Required task: Retype each line of the material exactly, please, skipping any picture in it.
----- Provided material
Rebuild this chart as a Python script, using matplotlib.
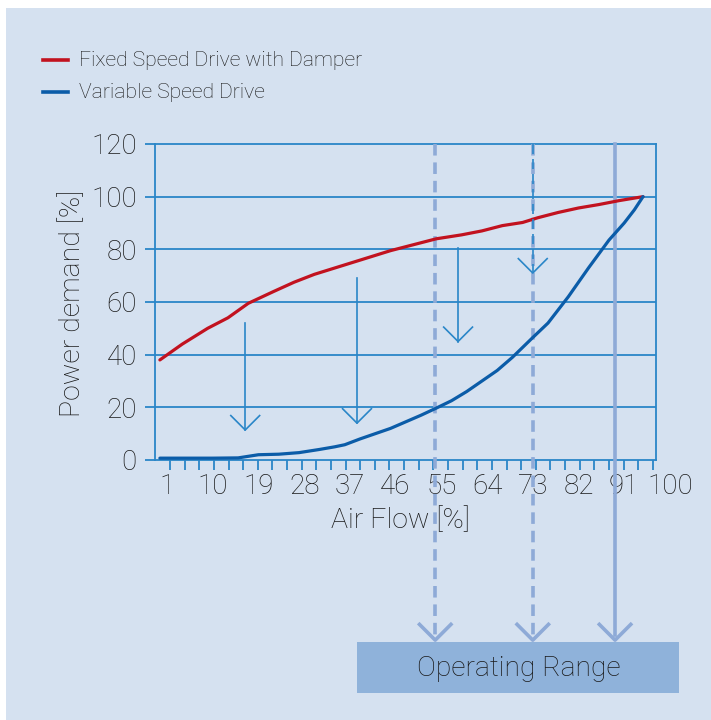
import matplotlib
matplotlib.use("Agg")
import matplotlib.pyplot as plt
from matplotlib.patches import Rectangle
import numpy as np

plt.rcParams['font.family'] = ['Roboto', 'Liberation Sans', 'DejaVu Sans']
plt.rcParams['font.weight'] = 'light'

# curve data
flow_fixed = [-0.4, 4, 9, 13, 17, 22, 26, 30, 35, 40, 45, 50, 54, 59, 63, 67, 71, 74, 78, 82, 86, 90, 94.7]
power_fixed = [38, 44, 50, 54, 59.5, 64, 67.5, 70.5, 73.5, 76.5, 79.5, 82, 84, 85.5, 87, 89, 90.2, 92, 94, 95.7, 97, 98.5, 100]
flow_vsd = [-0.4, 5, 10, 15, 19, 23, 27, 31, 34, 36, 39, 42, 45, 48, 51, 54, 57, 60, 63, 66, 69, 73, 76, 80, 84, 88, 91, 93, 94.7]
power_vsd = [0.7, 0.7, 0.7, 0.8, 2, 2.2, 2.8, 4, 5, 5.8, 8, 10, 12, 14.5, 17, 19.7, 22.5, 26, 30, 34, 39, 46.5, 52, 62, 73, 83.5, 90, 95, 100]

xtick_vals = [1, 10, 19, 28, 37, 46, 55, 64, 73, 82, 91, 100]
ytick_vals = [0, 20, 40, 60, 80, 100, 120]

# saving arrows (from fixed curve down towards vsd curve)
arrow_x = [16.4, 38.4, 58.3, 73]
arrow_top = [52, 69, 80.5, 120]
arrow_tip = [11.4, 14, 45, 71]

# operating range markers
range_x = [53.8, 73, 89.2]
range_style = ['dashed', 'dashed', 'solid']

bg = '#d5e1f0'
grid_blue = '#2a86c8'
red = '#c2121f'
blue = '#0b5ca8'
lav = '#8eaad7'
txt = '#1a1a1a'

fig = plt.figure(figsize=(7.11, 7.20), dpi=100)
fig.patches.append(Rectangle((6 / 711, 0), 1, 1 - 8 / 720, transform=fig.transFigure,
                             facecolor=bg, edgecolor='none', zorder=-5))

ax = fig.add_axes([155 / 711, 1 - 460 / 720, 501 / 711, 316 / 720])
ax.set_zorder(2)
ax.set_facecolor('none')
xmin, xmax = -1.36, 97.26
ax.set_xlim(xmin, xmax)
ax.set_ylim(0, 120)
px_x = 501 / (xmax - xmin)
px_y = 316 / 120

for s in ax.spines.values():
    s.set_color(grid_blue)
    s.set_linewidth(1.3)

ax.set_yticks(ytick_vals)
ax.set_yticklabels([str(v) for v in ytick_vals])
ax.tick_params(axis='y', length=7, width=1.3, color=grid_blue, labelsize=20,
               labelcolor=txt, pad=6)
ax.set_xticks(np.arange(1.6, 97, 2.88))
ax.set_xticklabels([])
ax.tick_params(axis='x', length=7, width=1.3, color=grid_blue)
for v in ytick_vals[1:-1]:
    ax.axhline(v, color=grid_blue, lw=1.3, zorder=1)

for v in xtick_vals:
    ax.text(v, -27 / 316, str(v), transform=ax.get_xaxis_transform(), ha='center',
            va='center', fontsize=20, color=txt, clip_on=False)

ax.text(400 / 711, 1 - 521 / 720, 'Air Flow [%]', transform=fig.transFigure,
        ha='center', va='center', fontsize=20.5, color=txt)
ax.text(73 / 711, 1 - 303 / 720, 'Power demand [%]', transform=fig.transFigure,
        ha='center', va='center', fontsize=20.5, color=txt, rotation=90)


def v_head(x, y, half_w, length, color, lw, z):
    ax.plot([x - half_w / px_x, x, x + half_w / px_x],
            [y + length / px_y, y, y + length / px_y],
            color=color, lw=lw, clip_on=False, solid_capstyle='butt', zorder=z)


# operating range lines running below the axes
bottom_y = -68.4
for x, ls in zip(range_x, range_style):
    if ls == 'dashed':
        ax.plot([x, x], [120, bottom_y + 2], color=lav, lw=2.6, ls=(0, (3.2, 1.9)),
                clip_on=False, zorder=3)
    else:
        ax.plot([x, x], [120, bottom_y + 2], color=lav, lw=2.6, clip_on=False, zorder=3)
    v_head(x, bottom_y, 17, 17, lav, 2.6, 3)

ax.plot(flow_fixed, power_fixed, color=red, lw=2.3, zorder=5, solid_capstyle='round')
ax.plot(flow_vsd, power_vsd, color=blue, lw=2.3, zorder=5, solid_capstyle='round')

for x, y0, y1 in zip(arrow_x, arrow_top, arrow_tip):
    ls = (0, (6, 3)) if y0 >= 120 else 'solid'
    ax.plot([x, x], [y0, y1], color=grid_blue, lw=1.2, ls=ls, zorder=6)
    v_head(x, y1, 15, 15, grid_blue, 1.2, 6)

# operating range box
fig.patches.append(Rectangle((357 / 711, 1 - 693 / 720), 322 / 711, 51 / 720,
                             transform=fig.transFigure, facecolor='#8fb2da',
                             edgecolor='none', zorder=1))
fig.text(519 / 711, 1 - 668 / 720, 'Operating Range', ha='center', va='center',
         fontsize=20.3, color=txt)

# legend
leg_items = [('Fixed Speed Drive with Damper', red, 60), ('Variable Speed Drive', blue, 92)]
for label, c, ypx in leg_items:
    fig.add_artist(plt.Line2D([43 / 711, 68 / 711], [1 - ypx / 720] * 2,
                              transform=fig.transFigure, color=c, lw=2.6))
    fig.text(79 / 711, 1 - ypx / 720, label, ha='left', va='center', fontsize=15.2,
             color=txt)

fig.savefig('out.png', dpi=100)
----------
Written answer:
Rebuild this chart as a Python script, using matplotlib.
import matplotlib
matplotlib.use("Agg")
import matplotlib.pyplot as plt
from matplotlib.patches import Rectangle
import numpy as np

plt.rcParams['font.family'] = ['Roboto', 'Liberation Sans', 'DejaVu Sans']
plt.rcParams['font.weight'] = 'light'

# curve data
flow_fixed = [-0.4, 4, 9, 13, 17, 22, 26, 30, 35, 40, 45, 50, 54, 59, 63, 67, 71, 74, 78, 82, 86, 90, 94.7]
power_fixed = [38, 44, 50, 54, 59.5, 64, 67.5, 70.5, 73.5, 76.5, 79.5, 82, 84, 85.5, 87, 89, 90.2, 92, 94, 95.7, 97, 98.5, 100]
flow_vsd = [-0.4, 5, 10, 15, 19, 23, 27, 31, 34, 36, 39, 42, 45, 48, 51, 54, 57, 60, 63, 66, 69, 73, 76, 80, 84, 88, 91, 93, 94.7]
power_vsd = [0.7, 0.7, 0.7, 0.8, 2, 2.2, 2.8, 4, 5, 5.8, 8, 10, 12, 14.5, 17, 19.7, 22.5, 26, 30, 34, 39, 46.5, 52, 62, 73, 83.5, 90, 95, 100]

xtick_vals = [1, 10, 19, 28, 37, 46, 55, 64, 73, 82, 91, 100]
ytick_vals = [0, 20, 40, 60, 80, 100, 120]

# saving arrows (from fixed curve down towards vsd curve)
arrow_x = [16.4, 38.4, 58.3, 73]
arrow_top = [52, 69, 80.5, 120]
arrow_tip = [11.4, 14, 45, 71]

# operating range markers
range_x = [53.8, 73, 89.2]
range_style = ['dashed', 'dashed', 'solid']

bg = '#d5e1f0'
grid_blue = '#2a86c8'
red = '#c2121f'
blue = '#0b5ca8'
lav = '#8eaad7'
txt = '#1a1a1a'

fig = plt.figure(figsize=(7.11, 7.20), dpi=100)
fig.patches.append(Rectangle((6 / 711, 0), 1, 1 - 8 / 720, transform=fig.transFigure,
                             facecolor=bg, edgecolor='none', zorder=-5))

ax = fig.add_axes([155 / 711, 1 - 460 / 720, 501 / 711, 316 / 720])
ax.set_zorder(2)
ax.set_facecolor('none')
xmin, xmax = -1.36, 97.26
ax.set_xlim(xmin, xmax)
ax.set_ylim(0, 120)
px_x = 501 / (xmax - xmin)
px_y = 316 / 120

for s in ax.spines.values():
    s.set_color(grid_blue)
    s.set_linewidth(1.3)

ax.set_yticks(ytick_vals)
ax.set_yticklabels([str(v) for v in ytick_vals])
ax.tick_params(axis='y', length=7, width=1.3, color=grid_blue, labelsize=20,
               labelcolor=txt, pad=6)
ax.set_xticks(np.arange(1.6, 97, 2.88))
ax.set_xticklabels([])
ax.tick_params(axis='x', length=7, width=1.3, color=grid_blue)
for v in ytick_vals[1:-1]:
    ax.axhline(v, color=grid_blue, lw=1.3, zorder=1)

for v in xtick_vals:
    ax.text(v, -27 / 316, str(v), transform=ax.get_xaxis_transform(), ha='center',
            va='center', fontsize=20, color=txt, clip_on=False)

ax.text(400 / 711, 1 - 521 / 720, 'Air Flow [%]', transform=fig.transFigure,
        ha='center', va='center', fontsize=20.5, color=txt)
ax.text(73 / 711, 1 - 303 / 720, 'Power demand [%]', transform=fig.transFigure,
        ha='center', va='center', fontsize=20.5, color=txt, rotation=90)


def v_head(x, y, half_w, length, color, lw, z):
    ax.plot([x - half_w / px_x, x, x + half_w / px_x],
            [y + length / px_y, y, y + length / px_y],
            color=color, lw=lw, clip_on=False, solid_capstyle='butt', zorder=z)


# operating range lines running below the axes
bottom_y = -68.4
for x, ls in zip(range_x, range_style):
    if ls == 'dashed':
        ax.plot([x, x], [120, bottom_y + 2], color=lav, lw=2.6, ls=(0, (3.2, 1.9)),
                clip_on=False, zorder=3)
    else:
        ax.plot([x, x], [120, bottom_y + 2], color=lav, lw=2.6, clip_on=False, zorder=3)
    v_head(x, bottom_y, 17, 17, lav, 2.6, 3)

ax.plot(flow_fixed, power_fixed, color=red, lw=2.3, zorder=5, solid_capstyle='round')
ax.plot(flow_vsd, power_vsd, color=blue, lw=2.3, zorder=5, solid_capstyle='round')

for x, y0, y1 in zip(arrow_x, arrow_top, arrow_tip):
    ls = (0, (6, 3)) if y0 >= 120 else 'solid'
    ax.plot([x, x], [y0, y1], color=grid_blue, lw=1.2, ls=ls, zorder=6)
    v_head(x, y1, 15, 15, grid_blue, 1.2, 6)

# operating range box
fig.patches.append(Rectangle((357 / 711, 1 - 693 / 720), 322 / 711, 51 / 720,
                             transform=fig.transFigure, facecolor='#8fb2da',
                             edgecolor='none', zorder=1))
fig.text(519 / 711, 1 - 668 / 720, 'Operating Range', ha='center', va='center',
         fontsize=20.3, color=txt)

# legend
leg_items = [('Fixed Speed Drive with Damper', red, 60), ('Variable Speed Drive', blue, 92)]
for label, c, ypx in leg_items:
    fig.add_artist(plt.Line2D([43 / 711, 68 / 711], [1 - ypx / 720] * 2,
                              transform=fig.transFigure, color=c, lw=2.6))
    fig.text(79 / 711, 1 - ypx / 720, label, ha='left', va='center', fontsize=15.2,
             color=txt)

fig.savefig('out.png', dpi=100)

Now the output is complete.